Современным толкователям Чехова очень хочется, чтобы Чехов был православным. У них никак это не получается хотя бы потому, что есть замечательное письмо Меньшикову (1900 г.), в котором Чехов признается: если бы он верил, ему ближе всего была бы вера Толстого.
Есть также цитата Чехова о том, что между "верю" и "не верю" пролегает огромное поле, а не крошечная развилка.
Если говорить о религиозном чувстве у Чехова, то это, конечно, не вера в бородатого бога и, тем более, в вечные нравственные начала в человеке. Это вера в то, что мир, не подвластный ни логическому, ни социальному, ни нравственному законам, никогда не может уйти от закона высшего музыкального, эстетического.
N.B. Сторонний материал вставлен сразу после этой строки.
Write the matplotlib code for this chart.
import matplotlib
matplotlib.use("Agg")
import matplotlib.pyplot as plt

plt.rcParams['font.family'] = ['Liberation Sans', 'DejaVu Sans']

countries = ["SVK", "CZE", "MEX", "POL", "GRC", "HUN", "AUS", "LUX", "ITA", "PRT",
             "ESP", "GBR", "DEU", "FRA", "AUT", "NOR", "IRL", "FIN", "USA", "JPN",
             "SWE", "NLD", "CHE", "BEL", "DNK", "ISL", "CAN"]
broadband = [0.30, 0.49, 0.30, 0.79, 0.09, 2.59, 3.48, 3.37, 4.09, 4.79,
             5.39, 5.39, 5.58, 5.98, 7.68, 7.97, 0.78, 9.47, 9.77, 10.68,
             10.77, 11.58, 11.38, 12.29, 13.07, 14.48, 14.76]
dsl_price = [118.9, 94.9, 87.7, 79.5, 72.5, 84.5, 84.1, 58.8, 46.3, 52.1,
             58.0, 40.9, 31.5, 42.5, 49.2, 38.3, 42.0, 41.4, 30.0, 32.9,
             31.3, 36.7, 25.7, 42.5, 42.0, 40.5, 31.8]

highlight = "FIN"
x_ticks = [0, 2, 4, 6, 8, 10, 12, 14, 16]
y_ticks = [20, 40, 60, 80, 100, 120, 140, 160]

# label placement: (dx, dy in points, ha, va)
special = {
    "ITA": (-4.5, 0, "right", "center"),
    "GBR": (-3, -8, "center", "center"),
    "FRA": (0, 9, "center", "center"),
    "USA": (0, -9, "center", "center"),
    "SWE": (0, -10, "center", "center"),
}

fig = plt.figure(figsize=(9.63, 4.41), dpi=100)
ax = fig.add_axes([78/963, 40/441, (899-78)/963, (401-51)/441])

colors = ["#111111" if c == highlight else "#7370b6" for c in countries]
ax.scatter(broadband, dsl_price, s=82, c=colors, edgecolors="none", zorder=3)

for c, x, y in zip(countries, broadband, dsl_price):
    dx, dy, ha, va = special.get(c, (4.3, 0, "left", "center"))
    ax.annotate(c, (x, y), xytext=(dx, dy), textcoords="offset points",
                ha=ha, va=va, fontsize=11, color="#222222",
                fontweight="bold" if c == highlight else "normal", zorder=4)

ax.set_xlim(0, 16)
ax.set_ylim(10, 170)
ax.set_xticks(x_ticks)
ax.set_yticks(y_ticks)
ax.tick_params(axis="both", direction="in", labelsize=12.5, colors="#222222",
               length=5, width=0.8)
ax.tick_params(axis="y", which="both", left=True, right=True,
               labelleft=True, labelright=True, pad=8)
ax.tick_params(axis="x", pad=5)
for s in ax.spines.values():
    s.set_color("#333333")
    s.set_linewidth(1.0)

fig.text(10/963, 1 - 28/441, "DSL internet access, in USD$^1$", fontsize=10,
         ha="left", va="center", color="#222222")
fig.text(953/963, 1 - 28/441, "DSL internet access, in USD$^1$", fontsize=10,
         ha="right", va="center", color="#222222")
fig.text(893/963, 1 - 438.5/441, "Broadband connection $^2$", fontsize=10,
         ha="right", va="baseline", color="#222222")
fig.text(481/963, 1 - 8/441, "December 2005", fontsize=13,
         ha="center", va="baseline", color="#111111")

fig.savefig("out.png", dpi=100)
Именно поэтому даже в фамилии студента Великопольского так много любви к огромным пустым пространствам (Чехов ненавидит дом, запертость в четырех стенах).
Студент чувствует такой же простор во времени, как и в окружающей его бесконечной ночи. Он чувствует, что ночь, в которую Петр предал Христа, была точно такой же - холодной, с узкой ледяной зарей, и все жизни заключены в этот единый поток.
Это чувство можно, конечно, назвать религиозностью. Но, как ни ужасно это звучит, такая религиозность - лишь малая часть этого неохватного чувства. Когда Великопольский смотрит на 15-летнюю красавицу армянку и понимает, что красота эта увянет, что она никому не может принадлежать вполне в силу своей изначальной неподвластности, тогда герой и осознает свое религиозное чувство. Но назвать его сугубо таковым невозможно, потому что оно бесконечно шире.